> _WHAT YOU NEED TO DO_: Return the listing below verbatim. Pictures do not belong in the copy.
======== INFORMATION SHOWN ========
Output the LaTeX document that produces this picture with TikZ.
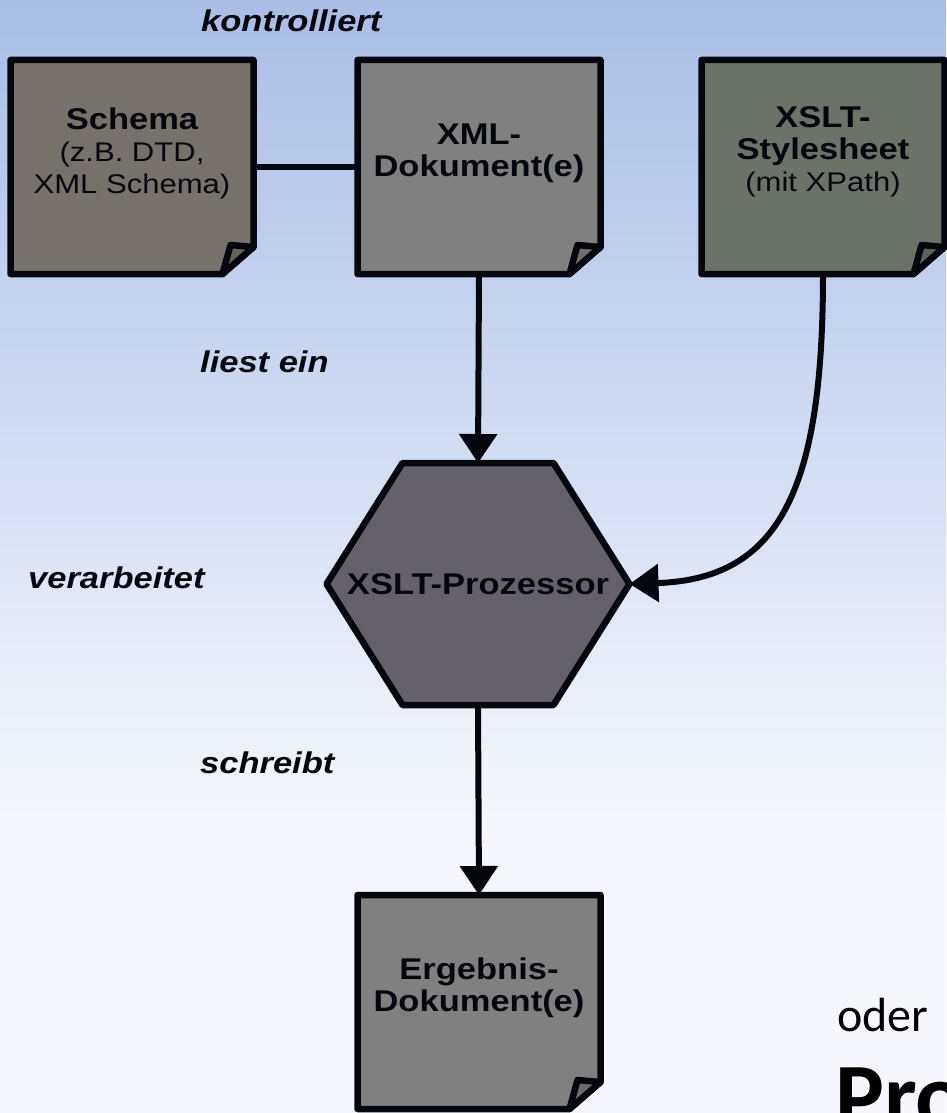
\documentclass[tikz,border=0pt]{standalone}
\usepackage{fontspec}
\usepackage{xcolor}
\usepackage{tikz}
\usetikzlibrary{arrows.meta, calc}
\newfontfamily\diafont[FakeStretch=1.15]{Liberation Sans}
\newfontfamily\slidefont{Carlito}
\definecolor{xbgtop}{HTML}{A9BDE6}
\definecolor{xbgbot}{HTML}{F5F7FC}
\definecolor{xline}{HTML}{06060E}
\definecolor{xschema}{HTML}{76716A}
\definecolor{xdoc}{HTML}{808080}
\definecolor{xxslt}{HTML}{6B7369}
\definecolor{xproc}{HTML}{64616B}
\tikzset{
  boxline/.style={draw=xline, line width=6.5pt, line join=round},
  flow/.style={draw=xline, line width=6pt, -{Triangle[length=29pt, width=37pt]}},
  docbox/.style={rectangle, draw=none, inner sep=0pt, outer sep=0pt,
                 minimum width=243pt, minimum height=214pt},
  doctext/.style={align=center, text=xline, inner sep=0pt,
                  font=\diafont\bfseries\fontsize{30}{32}\selectfont},
  verb/.style={anchor=base west, inner sep=0pt, text=xline,
               font=\diafont\bfseries\itshape\fontsize{30}{32}\selectfont},
}
\newcommand{\subline}[1]{{\mdseries\fontsize{27}{32}\selectfont #1}}
% sheet with a dog-eared lower right corner, drawn round a docbox node
\newcommand{\dogear}[2]{%
  \filldraw[fill=#2, boxline] (#1.north west) -- (#1.north east)
    -- ([yshift=27pt]#1.south east) -- ([xshift=-31pt]#1.south east)
    -- (#1.south west) -- cycle;
  \filldraw[fill=#2!85!black, boxline] ([yshift=27pt]#1.south east)
    -- ([xshift=-23pt, yshift=29pt]#1.south east)
    -- ([xshift=-31pt]#1.south east) -- cycle;
}

\begin{document}
\begin{tikzpicture}[x=1pt, y=-1pt]
  \useasboundingbox (0,0) rectangle (946,1113);
  \shade[top color=xbgtop, bottom color=xbgbot] (0,0) rectangle (946,821);
  \fill[xbgbot] (0,820) rectangle (946,1113);

  \node[docbox] (schema) at (132,167) {};
  \node[docbox] (xml) at (479,167) {};
  \node[docbox] (xslt) at (823,167) {};
  \node[docbox] (result) at (479,1002) {};
  \node[rectangle, inner sep=0pt, outer sep=0pt,
        minimum width=303pt, minimum height=242pt] (proc) at (478,584) {};

  \dogear{schema}{xschema}
  \dogear{xml}{xdoc}
  \dogear{xslt}{xxslt}
  \dogear{result}{xdoc}
  \filldraw[fill=xproc, boxline] (proc.west) -- ([xshift=76pt]proc.north west)
    -- ([xshift=-76pt]proc.north east) -- (proc.east)
    -- ([xshift=-76pt]proc.south east) -- ([xshift=76pt]proc.south west) -- cycle;

  \node[doctext] (schema-t) at ([yshift=14pt]schema.center)
    {Schema\\ \subline{(z.B. DTD,}\\ \subline{XML Schema)}};
  \node[doctext] (xml-t) at ([yshift=14pt]xml.center) {XML-\\ Dokument(e)};
  \node[doctext] (xslt-t) at ([yshift=15pt]xslt.center)
    {XSLT-\\ Stylesheet\\ \subline{(mit XPath)}};
  \node[doctext] (result-t) at ([yshift=14pt]result.center) {Ergebnis-\\ Dokument(e)};
  \node[doctext] (proc-t) at (proc.center) {XSLT-Prozessor};

  \draw[boxline, line width=6pt] (schema.east) -- (xml.west);
  \draw[flow] (xml.south) -- (proc.north);
  \draw[flow] (xslt.south) .. controls +(0,216) and +(150,-5) .. (proc.east);
  \draw[flow] (proc.south) -- (result.north);

  \node[verb] (controls) at (201,32) {kontrolliert};
  \node[verb] (reads) at (200,372) {liest ein};
  \node[verb] (handles) at (28,588) {verarbeitet};
  \node[verb] (writes) at (200,773) {schreibt};

  \node[anchor=base west, inner sep=0pt, text=black,
        font=\slidefont\fontsize{48}{56}\selectfont] (oder) at (837,1031) {oder};
  \node[anchor=base west, inner sep=0pt, text=black,
        font=\slidefont\bfseries\fontsize{92}{100}\selectfont] (pro) at (835,1127) {Pro};
\end{tikzpicture}
\end{document}
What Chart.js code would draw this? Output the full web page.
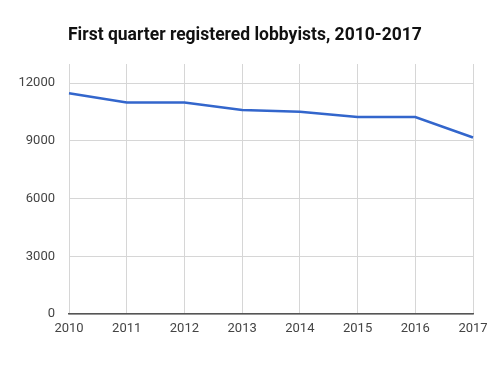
========
> _CORRECT OUTPUT_:
Output the LaTeX document that produces this picture with TikZ.
\documentclass[tikz,border=0pt]{standalone}
\usepackage{fontspec}
\usepackage{xcolor}
\usepackage{tikz}
\usetikzlibrary{arrows.meta, calc}
\newfontfamily\diafont[FakeStretch=1.15]{Liberation Sans}
\newfontfamily\slidefont{Carlito}
\definecolor{xbgtop}{HTML}{A9BDE6}
\definecolor{xbgbot}{HTML}{F5F7FC}
\definecolor{xline}{HTML}{06060E}
\definecolor{xschema}{HTML}{76716A}
\definecolor{xdoc}{HTML}{808080}
\definecolor{xxslt}{HTML}{6B7369}
\definecolor{xproc}{HTML}{64616B}
\tikzset{
  boxline/.style={draw=xline, line width=6.5pt, line join=round},
  flow/.style={draw=xline, line width=6pt, -{Triangle[length=29pt, width=37pt]}},
  docbox/.style={rectangle, draw=none, inner sep=0pt, outer sep=0pt,
                 minimum width=243pt, minimum height=214pt},
  doctext/.style={align=center, text=xline, inner sep=0pt,
                  font=\diafont\bfseries\fontsize{30}{32}\selectfont},
  verb/.style={anchor=base west, inner sep=0pt, text=xline,
               font=\diafont\bfseries\itshape\fontsize{30}{32}\selectfont},
}
\newcommand{\subline}[1]{{\mdseries\fontsize{27}{32}\selectfont #1}}
% sheet with a dog-eared lower right corner, drawn round a docbox node
\newcommand{\dogear}[2]{%
  \filldraw[fill=#2, boxline] (#1.north west) -- (#1.north east)
    -- ([yshift=27pt]#1.south east) -- ([xshift=-31pt]#1.south east)
    -- (#1.south west) -- cycle;
  \filldraw[fill=#2!85!black, boxline] ([yshift=27pt]#1.south east)
    -- ([xshift=-23pt, yshift=29pt]#1.south east)
    -- ([xshift=-31pt]#1.south east) -- cycle;
}

\begin{document}
\begin{tikzpicture}[x=1pt, y=-1pt]
  \useasboundingbox (0,0) rectangle (946,1113);
  \shade[top color=xbgtop, bottom color=xbgbot] (0,0) rectangle (946,821);
  \fill[xbgbot] (0,820) rectangle (946,1113);

  \node[docbox] (schema) at (132,167) {};
  \node[docbox] (xml) at (479,167) {};
  \node[docbox] (xslt) at (823,167) {};
  \node[docbox] (result) at (479,1002) {};
  \node[rectangle, inner sep=0pt, outer sep=0pt,
        minimum width=303pt, minimum height=242pt] (proc) at (478,584) {};

  \dogear{schema}{xschema}
  \dogear{xml}{xdoc}
  \dogear{xslt}{xxslt}
  \dogear{result}{xdoc}
  \filldraw[fill=xproc, boxline] (proc.west) -- ([xshift=76pt]proc.north west)
    -- ([xshift=-76pt]proc.north east) -- (proc.east)
    -- ([xshift=-76pt]proc.south east) -- ([xshift=76pt]proc.south west) -- cycle;

  \node[doctext] (schema-t) at ([yshift=14pt]schema.center)
    {Schema\\ \subline{(z.B. DTD,}\\ \subline{XML Schema)}};
  \node[doctext] (xml-t) at ([yshift=14pt]xml.center) {XML-\\ Dokument(e)};
  \node[doctext] (xslt-t) at ([yshift=15pt]xslt.center)
    {XSLT-\\ Stylesheet\\ \subline{(mit XPath)}};
  \node[doctext] (result-t) at ([yshift=14pt]result.center) {Ergebnis-\\ Dokument(e)};
  \node[doctext] (proc-t) at (proc.center) {XSLT-Prozessor};

  \draw[boxline, line width=6pt] (schema.east) -- (xml.west);
  \draw[flow] (xml.south) -- (proc.north);
  \draw[flow] (xslt.south) .. controls +(0,216) and +(150,-5) .. (proc.east);
  \draw[flow] (proc.south) -- (result.north);

  \node[verb] (controls) at (201,32) {kontrolliert};
  \node[verb] (reads) at (200,372) {liest ein};
  \node[verb] (handles) at (28,588) {verarbeitet};
  \node[verb] (writes) at (200,773) {schreibt};

  \node[anchor=base west, inner sep=0pt, text=black,
        font=\slidefont\fontsize{48}{56}\selectfont] (oder) at (837,1031) {oder};
  \node[anchor=base west, inner sep=0pt, text=black,
        font=\slidefont\bfseries\fontsize{92}{100}\selectfont] (pro) at (835,1127) {Pro};
\end{tikzpicture}
\end{document}
What Chart.js code would draw this? Output the full web page.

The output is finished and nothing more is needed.